The whole list. Elsewhere, Strong describes the "kitchen-sink proposal" as getting a "mixed" reaction from House conservatives.

Who can blame them? I totally understand the idea of bargaining, but at the same time, it would be nice for the folks involved to, I don't know, actually discuss the specific issue at hand. Which is the country's debt level.

Is having a national debt that's equal to or slightly greater than the nation's economy a good idea? If it isn't, then what are they doing to address that (as opposed to kicking the can down the road for a year, as if they won't have to raise the limit again giving spending patterns)? President Obama has said that he will not accept any conditions related to a debt-limit increase (hey, he's bargaining too!), so we'll see where any of this goes.

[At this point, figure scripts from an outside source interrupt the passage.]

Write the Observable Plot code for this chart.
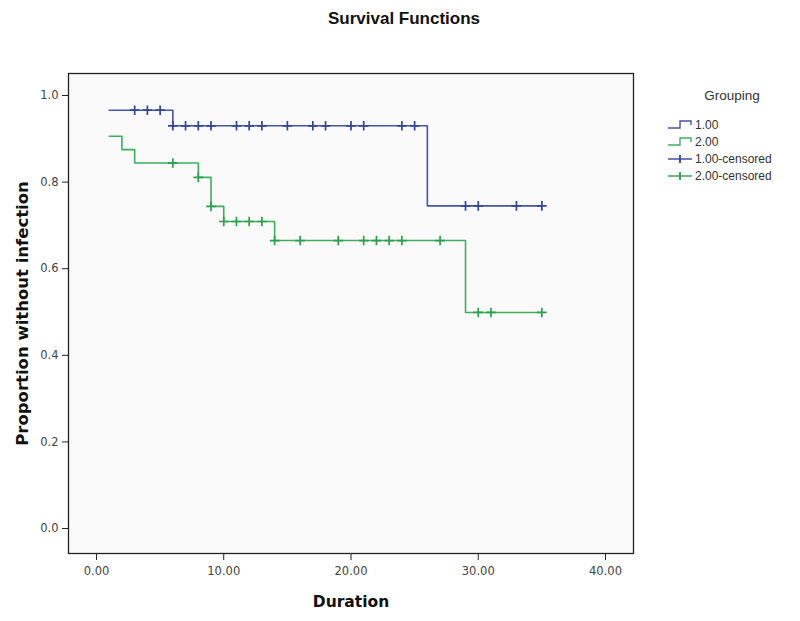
<!DOCTYPE html>
<html>
<head>
<meta charset="utf-8">
<script src="https://cdn.jsdelivr.net/npm/d3@7"></script>
<script src="https://cdn.jsdelivr.net/npm/@observablehq/plot@0.6"></script>
<style>
  body { margin: 0; background: #fff; }
  #wrap { position: relative; width: 800px; height: 621px; overflow: hidden; }
  #title { position: absolute; left: 0; width: 808px; top: 9px; text-align: center;
           font: bold 17px "Liberation Sans", Arial, sans-serif; color: #111; }
  #chart { position: absolute; left: 0; top: 0; }
  #legend { position: absolute; left: 664px; top: 84px; }
</style>
</head>
<body>
<div id="wrap">
  <div id="chart"></div>
  <div id="title">Survival Functions</div>
  <div id="legend"></div>
</div>
<script>
// ---- data ----
const groups = ["1.00", "2.00"];
const groupColors = ["#4455a8", "#3fae5e"];
const censorColors = ["#33449a", "#2f9e4e"];

// step points (time, proportion) of each survival curve
const g1Times = [1, 6, 26, 35];
const g1Surv  = [0.966, 0.930, 0.745, 0.745];
const g2Times = [1, 2, 3, 8, 9, 10, 14, 29, 35];
const g2Surv  = [0.906, 0.875, 0.844, 0.811, 0.744, 0.709, 0.665, 0.499, 0.499];

// censored observations (time, proportion)
const g1CensTimes = [3, 4, 5, 6, 7, 8, 9, 11, 12, 13, 15, 17, 18, 20, 21, 24, 25, 29, 30, 33, 35];
const g1CensSurv  = [0.966, 0.966, 0.966, 0.930, 0.930, 0.930, 0.930, 0.930, 0.930, 0.930, 0.930,
                     0.930, 0.930, 0.930, 0.930, 0.930, 0.930, 0.745, 0.745, 0.745, 0.745];
const g2CensTimes = [6, 8, 9, 10, 11, 12, 13, 14, 16, 19, 21, 22, 23, 24, 27, 30, 31, 35];
const g2CensSurv  = [0.844, 0.811, 0.744, 0.709, 0.709, 0.709, 0.709, 0.665, 0.665, 0.665, 0.665,
                     0.665, 0.665, 0.665, 0.665, 0.499, 0.499, 0.499];

const xTicks = [0, 10, 20, 30, 40];
const yTicks = [0, 0.2, 0.4, 0.6, 0.8, 1.0];
const xLabel = "Duration";
const yLabel = "Proportion without infection";
const legendTitle = "Grouping";

// ---- build tables ----
const steps = [
  ...g1Times.map((t, i) => ({group: groups[0], t, s: g1Surv[i]})),
  ...g2Times.map((t, i) => ({group: groups[1], t, s: g2Surv[i]}))
];
const cens = [
  ...g1CensTimes.map((t, i) => ({group: groups[0], t, s: g1CensSurv[i]})),
  ...g2CensTimes.map((t, i) => ({group: groups[1], t, s: g2CensSurv[i]}))
];

const tickFont = "DejaVu Sans, sans-serif";

const chart = Plot.plot({
  width: 800,
  height: 621,
  marginLeft: 68,
  marginRight: 167,
  marginTop: 73,
  marginBottom: 68,
  style: {background: "transparent", fontFamily: tickFont},
  x: {domain: [-2.2, 42.2]},
  y: {domain: [-0.0577, 1.0508]},
  color: {domain: groups, range: groupColors},
  marks: [
    Plot.frame({fill: "#fafafa", stroke: "none"}),
    Plot.line(steps, {x: "t", y: "s", z: "group", stroke: "group", curve: "step-after", strokeWidth: 1.6}),
    Plot.dot(cens.filter(d => d.group === groups[0]), {x: "t", y: "s", symbol: "plus", r: 3.2,
             stroke: censorColors[0], strokeWidth: 1.7}),
    Plot.dot(cens.filter(d => d.group === groups[1]), {x: "t", y: "s", symbol: "plus", r: 3.2,
             stroke: censorColors[1], strokeWidth: 1.7}),
    Plot.frame({stroke: "#222", strokeWidth: 1.3}),
    Plot.axisX({ticks: xTicks, tickFormat: d3.format(".2f"), tickSize: 7, tickPadding: 6,
                label: null, fontSize: 11.5, color: "#444", stroke: "#222"}),
    Plot.axisY({ticks: yTicks, tickFormat: d3.format(".1f"), tickSize: 6, tickPadding: 4,
                label: null, fontSize: 11.5, color: "#444", stroke: "#222"}),
    Plot.text([xLabel], {frameAnchor: "bottom", dy: 53, fontWeight: "bold", fontSize: 15.5,
                         fill: "#111", fontFamily: "DejaVu Sans, sans-serif"}),
    Plot.text([yLabel], {frameAnchor: "left", dx: -46, rotate: -90, textAnchor: "middle",
                         fontWeight: "bold", fontSize: 16.5,
                         fill: "#111", fontFamily: "DejaVu Sans, sans-serif"})
  ]
});
document.getElementById("chart").appendChild(chart);

// ---- legend ----
const ns = "http://www.w3.org/2000/svg";
const lg = document.createElementNS(ns, "svg");
lg.setAttribute("width", 136);
lg.setAttribute("height", 110);
lg.style.fontFamily = "Liberation Sans, Arial, sans-serif";
function el(name, attrs, text) {
  const e = document.createElementNS(ns, name);
  for (const k in attrs) e.setAttribute(k, attrs[k]);
  if (text != null) e.textContent = text;
  lg.appendChild(e);
  return e;
}
el("text", {x: 68, y: 16, "text-anchor": "middle", "font-size": 13.5, fill: "#333"}, legendTitle);
const rowY = [41, 58, 75, 92];
const items = [
  {label: groups[0], color: groupColors[0], kind: "step"},
  {label: groups[1], color: groupColors[1], kind: "step"},
  {label: groups[0] + "-censored", color: censorColors[0], kind: "cens"},
  {label: groups[1] + "-censored", color: censorColors[1], kind: "cens"}
];
items.forEach((it, i) => {
  const y = rowY[i];
  if (it.kind === "step") {
    el("path", {d: `M4,${y + 3}H16V${y - 4}H27V${y}`, fill: "none", stroke: it.color, "stroke-width": 1.4});
  } else {
    el("path", {d: `M4,${y}H28`, stroke: it.color, "stroke-width": 1.4});
    el("path", {d: `M16,${y - 4}V${y + 4}`, stroke: it.color, "stroke-width": 1.8});
  }
  el("text", {x: 31, y: y + 4, "font-size": 12, fill: "#333"}, it.label);
});
document.getElementById("legend").appendChild(lg);
</script>
</body>
</html>
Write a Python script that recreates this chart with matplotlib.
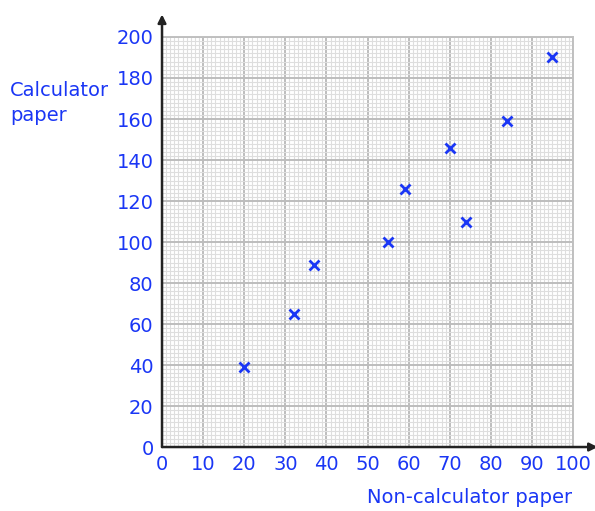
import matplotlib
matplotlib.use("Agg")
import matplotlib.pyplot as plt
import numpy as np

noncalc = [20, 32, 37, 55, 59, 70, 74, 84, 95]
calc = [39, 65, 89, 100, 126, 146, 110, 159, 190]
xticks = list(range(0, 101, 10))
yticks = list(range(0, 201, 20))

blue = "#1a36f5"
fig = plt.figure(figsize=(5.95, 5.11), dpi=100)
ax = fig.add_axes([0.2723, 0.1252, 0.6908, 0.8024])
ax.set_xlim(0, 100)
ax.set_ylim(0, 200)
ax.set_xticks(xticks)
ax.set_yticks(yticks)
ax.set_xticks(np.arange(0, 101, 1), minor=True)
ax.set_yticks(np.arange(0, 201, 2), minor=True)
ax.grid(which="minor", color="#dedede", lw=0.8)
ax.grid(which="major", color="#bdbdbd", lw=1.4)
ax.set_axisbelow(True)
ax.tick_params(which="both", length=0)
ax.tick_params(axis="x", labelsize=14, labelcolor=blue, pad=6)
ax.tick_params(axis="y", labelsize=14, labelcolor=blue, pad=6)
for s in ["top", "right"]:
    ax.spines[s].set_color("#c0c0c0")
    ax.spines[s].set_linewidth(1.4)
for s in ["left", "bottom"]:
    ax.spines[s].set_visible(False)

ax.annotate("", xy=(0, 1.055), xytext=(0, 0), xycoords="axes fraction",
            arrowprops=dict(arrowstyle="-|>", color="#222222", lw=1.8, mutation_scale=12,
                            shrinkA=0, shrinkB=0), annotation_clip=False)
ax.annotate("", xy=(1.06, 0), xytext=(0, 0), xycoords="axes fraction",
            arrowprops=dict(arrowstyle="-|>", color="#222222", lw=1.8, mutation_scale=12,
                            shrinkA=0, shrinkB=0), annotation_clip=False)

ax.plot(noncalc, calc, linestyle="none", marker="x", color=blue, ms=7, mew=2, clip_on=False, zorder=5)

fig.text(10 / 595, 1 - 103 / 511, "Calculator\npaper", color=blue, fontsize=14,
         ha="left", va="center", linespacing=1.4)
fig.text(470 / 595, 1 - 497 / 511, "Non-calculator paper", color=blue, fontsize=14,
         ha="center", va="center")

fig.savefig("out.png", dpi=100)
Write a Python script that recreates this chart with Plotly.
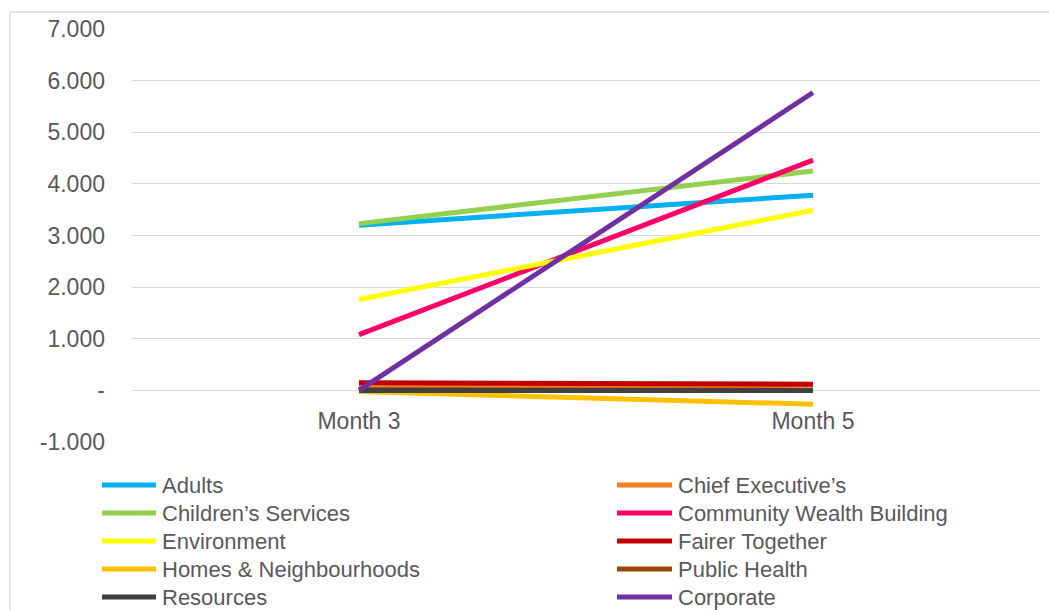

Then there's the spending bill that the feds need to pass. As it happens, back in the spring, the House passed a budget that calls for spending $3.5 trillion in fiscal year 2014. And (for the first time years), the Senate passed a budget that calls for spending $3.7 trillion. If they split the difference, that would keep spending (which is way too high, IMO) at basically the same rate as this year (and the past several years when adjusting for inflation; see chart).

How is it possible that these two august bodies can't immediately cut a handshake deal to spend $3.6 trillion next fiscal year? Are they really that incorrigible?